To give another example, Fermat's procedure of adequality involves a step where Fermat drops the remaining "E" terms; he carefully chooses his terminology and does not set them equal to zero. Similar remarks apply to Leibniz. Yet historians often assume that there is a logical contradiction involved at the basis of their methods, which can be summarized in the notation of modern logic as $(dx\not=0)\wedge(dx=0)$. Such remarks often go hand-in-hand with claims that the alleged logical contradiction was finally resolved around 1870. Without detracting from the greatness of the accomplishment around 1870, such criticism of the early pioneers of the calculus may not be on target.


(This is meant as a response to a comment by Pete L. Clark on whether the history of analysis was a "linear progression". Due to its length I decided to post it as a separate answer) I agree that focusing on the term "linear" is not the issue. What does seem to be a meaningful issue is the following closely related question.

Is it accurate to view the formalisation of analysis around 1870, an extremely important development by all accounts, as having established a "true" foundation of analysis in the context of the Archimedean continuum and by eliminating infinitesimals?

An alternative view is that the success of the Archimedean formalisation in fact incorporated an aspect of failure, as well, namely a failure to formalize a ubiquitous aspect of analysis as it had been practiced since 1670: the infinitesimal.

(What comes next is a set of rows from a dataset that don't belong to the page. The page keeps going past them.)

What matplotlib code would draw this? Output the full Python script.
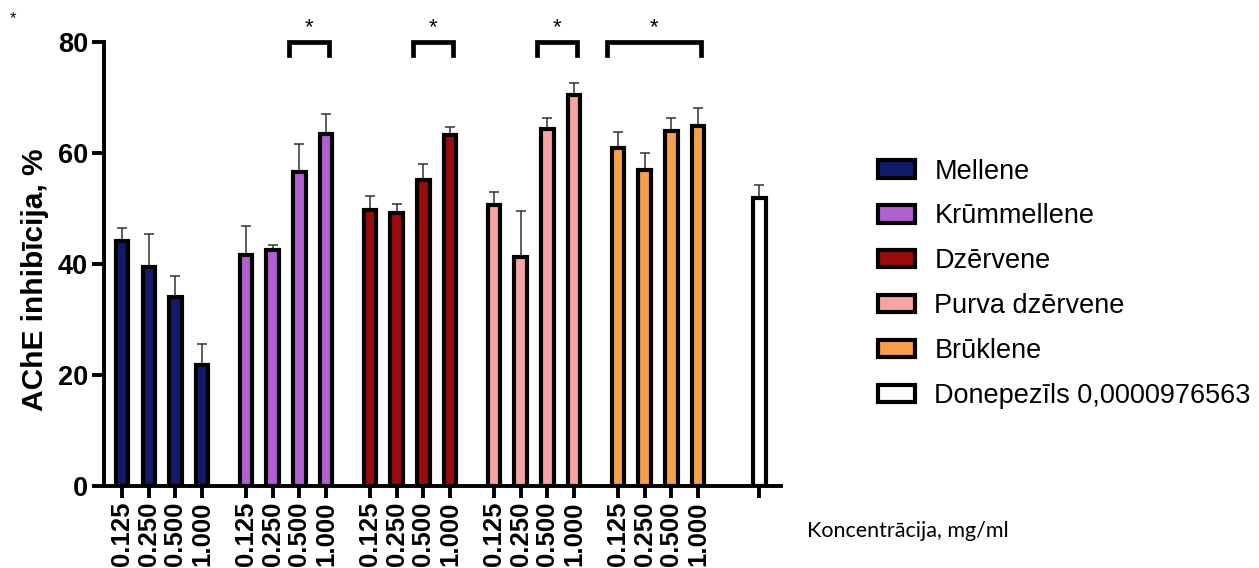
import numpy as np
import matplotlib
matplotlib.use('Agg')
import matplotlib.pyplot as plt

matplotlib.rc("font", family="Liberation Sans")

# data
groups = ['Mellene', 'Krūmmellene', 'Dzērvene', 'Purva dzērvene', 'Brūklene']
conc_labels = ['0.125', '0.250', '0.500', '1.000']
means = [
    [44.2, 39.4, 34.1, 21.8],
    [41.7, 42.5, 56.6, 63.4],
    [49.7, 49.3, 55.2, 63.2],
    [50.7, 41.2, 64.3, 70.5],
    [60.9, 56.9, 64.0, 64.9],
]
errs = [
    [2.3, 6.1, 3.7, 3.8],
    [5.1, 0.9, 5.0, 3.7],
    [2.5, 1.6, 2.9, 1.5],
    [2.3, 8.4, 2.0, 2.1],
    [2.9, 3.2, 2.4, 3.3],
]
colors = ['#121a6c', '#b25fd3', '#9a0b0b', '#f5a3a4', '#f6a04c']
donep_label = 'Donepezīls 0,0000976563'
donep_mean = 52.0
donep_err = 2.2
# significance brackets: (group index, first bar, last bar)
brackets = [(1, 2, 3), (2, 2, 3), (3, 2, 3), (4, 0, 3)]

fig = plt.figure(figsize=(12.59, 5.68), dpi=100)
ax = fig.add_axes([0.0826, 0.1444, 0.5374, 0.7811])

group_step = 4.65
width = 0.47
edge_lw = 3.0

xpos_all = []
handles = []
for g in range(len(groups)):
    x = g * group_step + np.arange(4)
    xpos_all.extend(x)
    b = ax.bar(x, means[g], width=width, color=colors[g], edgecolor='black',
               linewidth=edge_lw, label=groups[g], zorder=3)
    ax.errorbar(x, means[g], yerr=[np.zeros(4), errs[g]], fmt='none',
                ecolor='#333333', elinewidth=1.1, capsize=3.5, capthick=1.1, zorder=2)
    handles.append(b)

x_don = (len(groups) - 1) * group_step + 3 + 2.3
b = ax.bar([x_don], [donep_mean], width=width, color='white', edgecolor='black',
           linewidth=edge_lw, label=donep_label, zorder=3)
ax.errorbar([x_don], [donep_mean], yerr=[[0], [donep_err]], fmt='none',
            ecolor='#333333', elinewidth=1.1, capsize=3.5, capthick=1.1, zorder=2)
handles.append(b)

ax.set_xlim(-0.68, 24.7)
ax.set_ylim(0, 80)
ax.set_yticks([0, 20, 40, 60, 80])
ax.set_xticks(list(xpos_all) + [x_don])
ax.set_xticklabels(conc_labels * len(groups) + [''], rotation=90,
                   fontsize=18.5, fontweight='bold')
for t in ax.get_yticklabels():
    t.set_fontsize(19.5)
    t.set_fontweight('bold')

ax.spines['top'].set_visible(False)
ax.spines['right'].set_visible(False)
for s in ['left', 'bottom']:
    ax.spines[s].set_linewidth(2.8)
ax.tick_params(axis='both', width=2.8, length=8.5, pad=3)
ax.set_ylabel('AChE inhibīcija, %', fontsize=21.5, fontweight='bold')
ax.yaxis.set_label_coords(-0.081, 0.465)

# significance brackets
for g, i0, i1 in brackets:
    xl = g * group_step + i0 - 0.4
    xr = g * group_step + i1 + 0.1
    ax.plot([xl, xl, xr, xr], [77.7, 80, 80, 77.7], color='black', lw=3.4,
            solid_joinstyle='miter', clip_on=False, zorder=4)
    ax.text((xl + xr) / 2, 80.8, '*', ha='center', va='bottom', fontsize=16,
            clip_on=False)

leg = fig.legend(handles=handles, loc='upper left', bbox_to_anchor=(0.689, 0.74),
                 frameon=False, fontsize=19.5, handlelength=1.35, handleheight=0.6,
                 labelspacing=0.7, handletextpad=0.72, borderaxespad=0)
for p in leg.get_patches():
    p.set_linewidth(3.0)

fig.text(0.641, 0.055, 'Koncentrācija, mg/ml', fontsize=15.5, family='Lato')
fig.text(0.008, 0.96, '*', fontsize=12)

fig.savefig('out.png', dpi=100)
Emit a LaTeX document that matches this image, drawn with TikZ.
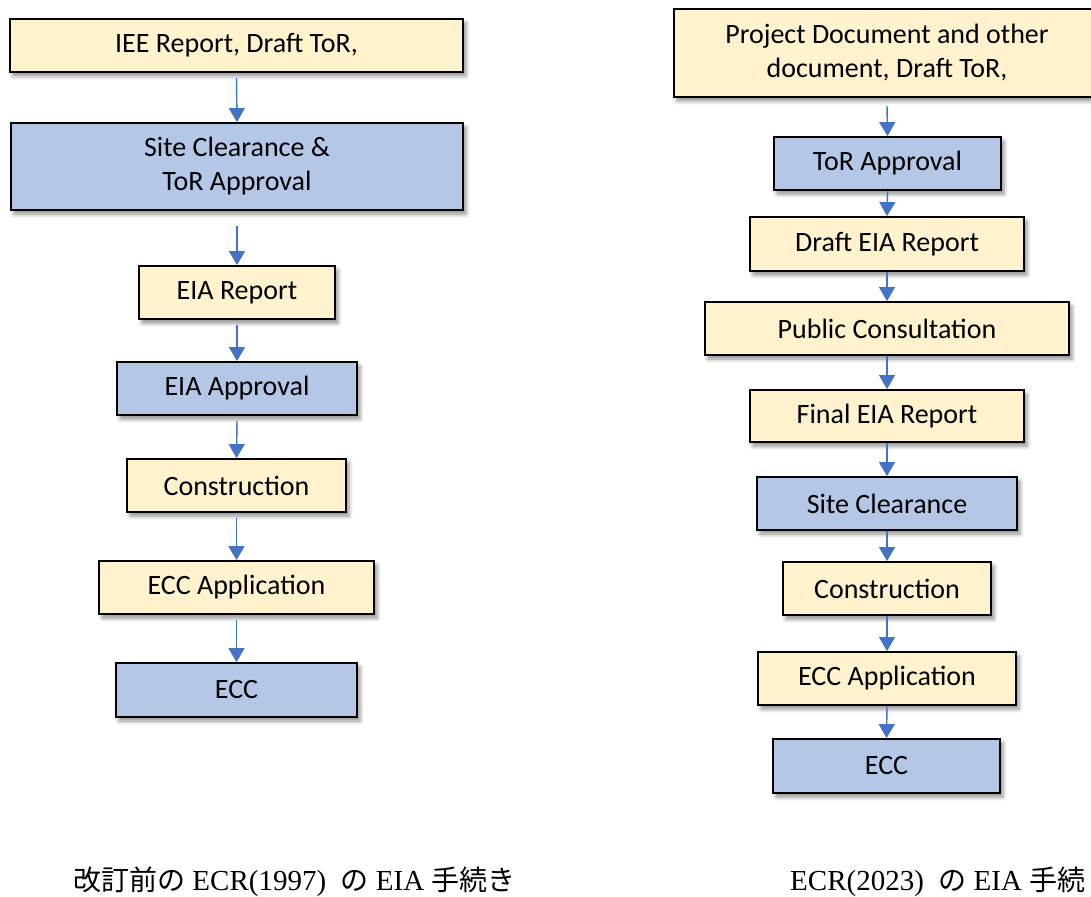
\documentclass[tikz,border=0pt]{standalone}
\usepackage{fontspec}
\setmainfont{Carlito}
\newfontfamily\cjk{Noto Sans CJK JP}
\newfontfamily\capfont{Liberation Serif}
\usetikzlibrary{arrows.meta,shadows.blur}

\definecolor{boxyellow}{HTML}{FFF2CC}
\definecolor{boxblue}{HTML}{B4C7E7}
\definecolor{arrowblue}{HTML}{4472C4}

% Japanese words inside the captions
\newcommand{\jp}[1]{{\cjk\fontsize{28}{32}\selectfont #1}}

\begin{document}
\begin{tikzpicture}[x=1pt,y=-1pt,
  box/.style={draw=black, line width=1.8pt, inner sep=0pt, align=center,
    font=\fontsize{28}{34}\selectfont,
    blur shadow={shadow xshift=3pt, shadow yshift=-4pt,
      shadow blur radius=4pt, shadow opacity=45}},
  ybox/.style={box, fill=boxyellow},
  bbox/.style={box, fill=boxblue},
  flow/.style={draw=arrowblue, line width=1.4pt,
    -{Triangle[width=16pt,length=14pt]}, arrowblue},
  caption/.style={anchor=base west, inner sep=0pt,
    font=\capfont\fontsize{29}{32}\selectfont}
]
\useasboundingbox (0,0) rectangle (1091,896);

% ---- procedure under ECR (1997) ----
\node[ybox, minimum width=453pt, minimum height=53pt] (l1) at (236.5,45.5) {IEE Report, Draft ToR,};
\node[bbox, minimum width=452pt, minimum height=87pt] (l2) at (237,166.5) {Site Clearance \&\\ToR Approval};
\node[ybox, minimum width=196pt, minimum height=53pt] (l3) at (237,292.5) {EIA Report};
\node[bbox, minimum width=240pt, minimum height=53pt] (l4) at (237,388.5) {EIA Approval};
\node[ybox, minimum width=219pt, minimum height=53pt] (l5) at (236.5,485.5) {Construction};
\node[ybox, minimum width=275pt, minimum height=53pt] (l6) at (236.5,587.5) {ECC Application};
\node[bbox, minimum width=241pt, minimum height=54pt] (l7) at (236.5,690) {ECC};

\draw[flow] ([yshift=-5pt]l1.south) -- (l2.north);
\draw[flow] ([yshift=-15pt]l2.south) -- (l3.north);
\draw[flow] ([yshift=-5pt]l3.south) -- (l4.north);
\draw[flow] ([yshift=-5pt]l4.south) -- (l5.north);
\draw[flow] ([yshift=-5pt]l5.south) -- (l6.north);
\draw[flow] ([yshift=-5pt]l6.south) -- (l7.north);

% ---- procedure under ECR (2023) ----
\node[ybox, minimum width=426pt, minimum height=88pt] (r1) at (887,53) {Project Document and other\\document, Draft ToR,};
\node[bbox, minimum width=227pt, minimum height=53pt] (r2) at (887.5,163.5) {ToR Approval};
\node[ybox, minimum width=274pt, minimum height=54pt] (r3) at (887,244) {Draft EIA Report};
\node[ybox, minimum width=364pt, minimum height=53pt] (r4) at (887,328.5) {Public Consultation};
\node[ybox, minimum width=274pt, minimum height=52pt] (r5) at (887,416) {Final EIA Report};
\node[bbox, minimum width=260pt, minimum height=53pt] (r6) at (887,503.5) {Site Clearance};
\node[ybox, minimum width=208pt, minimum height=53pt] (r7) at (887,588.5) {Construction};
\node[ybox, minimum width=258pt, minimum height=53pt] (r8) at (887,678.5) {ECC Application};
\node[bbox, minimum width=227pt, minimum height=54pt] (r9) at (886.5,766) {ECC};

\draw[flow] ([yshift=-8pt]r1.south) -- (r2.north);
\draw[flow] (r2.south) -- (r3.north);
\draw[flow] (r3.south) -- (r4.north);
\draw[flow] (r4.south) -- (r5.north);
\draw[flow] (r5.south) -- (r6.north);
\draw[flow] (r6.south) -- (r7.north);
\draw[flow] (r7.south) -- (r8.north);
\draw[flow] (r8.south) -- (r9.north);

% ---- captions ----
\node[caption] (capold) at (73,890)
  {\jp{改訂前の} ECR(1997)\ \ \jp{の} EIA \jp{手続き}};
\node[caption] (capnew) at (790,890)
  {ECR(2023)\ \ \jp{の} EIA \jp{手続}};
\end{tikzpicture}
\end{document}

According to the alternative view, there is not one strand but two parallel strands for the development of analysis, one in the context of an Archimedean continuum, as formalized around 1870, and one in the context of what could be called a Bernoullian continuum (Johann Bernoulli having been the first to base analysis systematically and exclusively on a system incorporating infinitesimals). This strand was not formalized until the work of Edwin Hewitt in the 1940s, Jerzy Los in the 1950s, and especially Abraham Robinson in the 1960s, but its sources are already in the work of the great pioneers of the 17th century.

To give an example, In his recent article (Gray, J.: A short life of Euler. BSHM Bulletin. Journal of the British Society for the History of Mathematics 23 (2008), no. 1, 1--12), Gray makes the following comment:

"At some point it should be admitted that Euler's attempts at explaining the foundations of calculus in terms of differentials, which are and are not zero, are dreadfully weak" (p. 6). He provides no evidence for this claim.

It seems to me that Gray's sweeping claim is coming from a "linear progression" school of thinking where Weierstrass is credited with eliminating logically faulty infinitesimals, so of course Euler who used infinitesimals galore would necessarily be "dreadfully weak" without any further explanation needed.